## Start
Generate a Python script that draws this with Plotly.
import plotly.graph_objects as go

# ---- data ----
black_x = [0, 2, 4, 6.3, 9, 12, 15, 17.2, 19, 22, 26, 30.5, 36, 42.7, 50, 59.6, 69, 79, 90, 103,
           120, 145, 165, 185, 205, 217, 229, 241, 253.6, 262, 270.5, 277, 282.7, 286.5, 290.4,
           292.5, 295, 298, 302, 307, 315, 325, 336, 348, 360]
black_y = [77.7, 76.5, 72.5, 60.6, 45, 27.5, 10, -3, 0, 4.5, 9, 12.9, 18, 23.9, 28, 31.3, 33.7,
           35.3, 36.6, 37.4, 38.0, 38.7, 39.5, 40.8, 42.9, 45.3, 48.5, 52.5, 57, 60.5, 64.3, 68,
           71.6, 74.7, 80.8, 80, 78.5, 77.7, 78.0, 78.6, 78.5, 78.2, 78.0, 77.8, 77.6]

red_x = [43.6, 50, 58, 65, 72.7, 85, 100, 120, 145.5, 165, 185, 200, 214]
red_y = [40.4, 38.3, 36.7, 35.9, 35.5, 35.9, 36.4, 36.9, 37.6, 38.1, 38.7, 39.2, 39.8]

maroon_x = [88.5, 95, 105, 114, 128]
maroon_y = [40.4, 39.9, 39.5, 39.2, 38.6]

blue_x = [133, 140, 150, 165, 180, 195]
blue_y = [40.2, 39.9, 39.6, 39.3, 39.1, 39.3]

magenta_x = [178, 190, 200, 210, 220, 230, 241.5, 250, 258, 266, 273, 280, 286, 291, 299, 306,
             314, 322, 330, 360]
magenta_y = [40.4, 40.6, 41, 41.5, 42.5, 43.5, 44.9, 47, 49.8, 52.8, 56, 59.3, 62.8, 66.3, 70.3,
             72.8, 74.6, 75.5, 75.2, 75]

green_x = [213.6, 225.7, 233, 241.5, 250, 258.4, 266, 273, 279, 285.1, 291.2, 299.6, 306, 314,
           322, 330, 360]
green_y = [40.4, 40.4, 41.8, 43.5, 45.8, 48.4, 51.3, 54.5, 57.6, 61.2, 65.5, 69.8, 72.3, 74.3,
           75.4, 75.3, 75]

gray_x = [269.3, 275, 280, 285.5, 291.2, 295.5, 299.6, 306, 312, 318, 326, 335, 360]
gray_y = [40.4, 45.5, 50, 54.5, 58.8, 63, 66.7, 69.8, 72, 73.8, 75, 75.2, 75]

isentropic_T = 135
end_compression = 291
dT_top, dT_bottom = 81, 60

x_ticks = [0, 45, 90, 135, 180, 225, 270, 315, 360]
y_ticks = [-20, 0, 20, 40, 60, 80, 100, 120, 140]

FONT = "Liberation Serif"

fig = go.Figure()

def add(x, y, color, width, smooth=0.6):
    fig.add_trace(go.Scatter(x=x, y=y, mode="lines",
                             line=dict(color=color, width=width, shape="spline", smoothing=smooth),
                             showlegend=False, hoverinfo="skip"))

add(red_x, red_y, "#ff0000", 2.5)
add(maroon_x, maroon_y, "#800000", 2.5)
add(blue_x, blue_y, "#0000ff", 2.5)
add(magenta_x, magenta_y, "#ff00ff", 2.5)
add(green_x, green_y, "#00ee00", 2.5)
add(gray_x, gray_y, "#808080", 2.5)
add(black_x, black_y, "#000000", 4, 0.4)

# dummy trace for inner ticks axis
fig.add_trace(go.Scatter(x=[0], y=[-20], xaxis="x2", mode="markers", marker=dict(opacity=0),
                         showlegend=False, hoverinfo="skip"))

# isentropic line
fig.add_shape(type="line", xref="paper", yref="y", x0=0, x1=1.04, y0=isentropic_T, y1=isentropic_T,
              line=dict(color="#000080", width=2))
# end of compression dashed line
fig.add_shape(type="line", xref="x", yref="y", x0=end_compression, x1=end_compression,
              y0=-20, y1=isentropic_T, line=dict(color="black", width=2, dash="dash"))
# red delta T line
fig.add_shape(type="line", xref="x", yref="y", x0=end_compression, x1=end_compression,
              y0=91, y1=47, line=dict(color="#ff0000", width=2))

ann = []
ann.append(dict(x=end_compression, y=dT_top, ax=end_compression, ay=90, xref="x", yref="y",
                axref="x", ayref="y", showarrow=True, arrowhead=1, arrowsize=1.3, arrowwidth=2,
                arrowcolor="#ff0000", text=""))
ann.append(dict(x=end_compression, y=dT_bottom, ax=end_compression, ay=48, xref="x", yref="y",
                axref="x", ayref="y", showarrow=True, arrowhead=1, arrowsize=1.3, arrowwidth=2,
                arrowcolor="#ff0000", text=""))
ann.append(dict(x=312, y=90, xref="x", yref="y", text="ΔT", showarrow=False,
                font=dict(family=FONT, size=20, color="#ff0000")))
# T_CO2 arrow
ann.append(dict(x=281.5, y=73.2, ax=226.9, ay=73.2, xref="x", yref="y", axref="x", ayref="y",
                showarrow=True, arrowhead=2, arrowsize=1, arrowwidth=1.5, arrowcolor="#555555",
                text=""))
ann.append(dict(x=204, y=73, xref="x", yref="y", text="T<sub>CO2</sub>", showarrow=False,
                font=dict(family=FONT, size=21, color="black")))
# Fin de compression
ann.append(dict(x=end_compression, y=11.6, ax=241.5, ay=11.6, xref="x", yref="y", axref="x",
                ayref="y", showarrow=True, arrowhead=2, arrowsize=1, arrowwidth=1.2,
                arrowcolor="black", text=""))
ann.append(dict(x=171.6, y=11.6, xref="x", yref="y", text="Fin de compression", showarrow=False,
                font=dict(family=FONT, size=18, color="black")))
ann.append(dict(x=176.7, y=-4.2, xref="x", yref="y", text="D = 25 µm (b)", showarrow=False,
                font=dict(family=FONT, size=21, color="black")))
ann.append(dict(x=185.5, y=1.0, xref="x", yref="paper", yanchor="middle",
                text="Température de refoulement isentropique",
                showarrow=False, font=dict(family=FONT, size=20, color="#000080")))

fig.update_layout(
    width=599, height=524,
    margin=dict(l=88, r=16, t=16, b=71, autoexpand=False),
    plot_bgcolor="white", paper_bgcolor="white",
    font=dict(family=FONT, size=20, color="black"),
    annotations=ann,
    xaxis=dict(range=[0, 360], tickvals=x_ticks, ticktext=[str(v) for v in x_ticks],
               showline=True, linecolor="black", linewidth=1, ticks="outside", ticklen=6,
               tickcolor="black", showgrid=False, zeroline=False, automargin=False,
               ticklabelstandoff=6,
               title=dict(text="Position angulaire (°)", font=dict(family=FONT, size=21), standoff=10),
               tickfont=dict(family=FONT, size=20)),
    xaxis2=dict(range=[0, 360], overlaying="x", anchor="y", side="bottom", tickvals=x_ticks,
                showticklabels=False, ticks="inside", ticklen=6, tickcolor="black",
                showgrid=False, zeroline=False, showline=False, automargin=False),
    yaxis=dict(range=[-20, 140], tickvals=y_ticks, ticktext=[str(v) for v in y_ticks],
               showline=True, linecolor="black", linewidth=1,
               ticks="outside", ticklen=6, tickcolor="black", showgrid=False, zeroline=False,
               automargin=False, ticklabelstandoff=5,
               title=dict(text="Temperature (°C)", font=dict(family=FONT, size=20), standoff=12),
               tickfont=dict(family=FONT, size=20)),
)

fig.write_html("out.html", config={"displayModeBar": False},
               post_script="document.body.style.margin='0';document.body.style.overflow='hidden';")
## End
▶ _Objective_
Print exactly, and only, the lines beginning at the top of the listing and ending at the line with "import plotly.graph_objects as go".

▶ _Response_
Generate a Python script that draws this with Plotly.
import plotly.graph_objects as go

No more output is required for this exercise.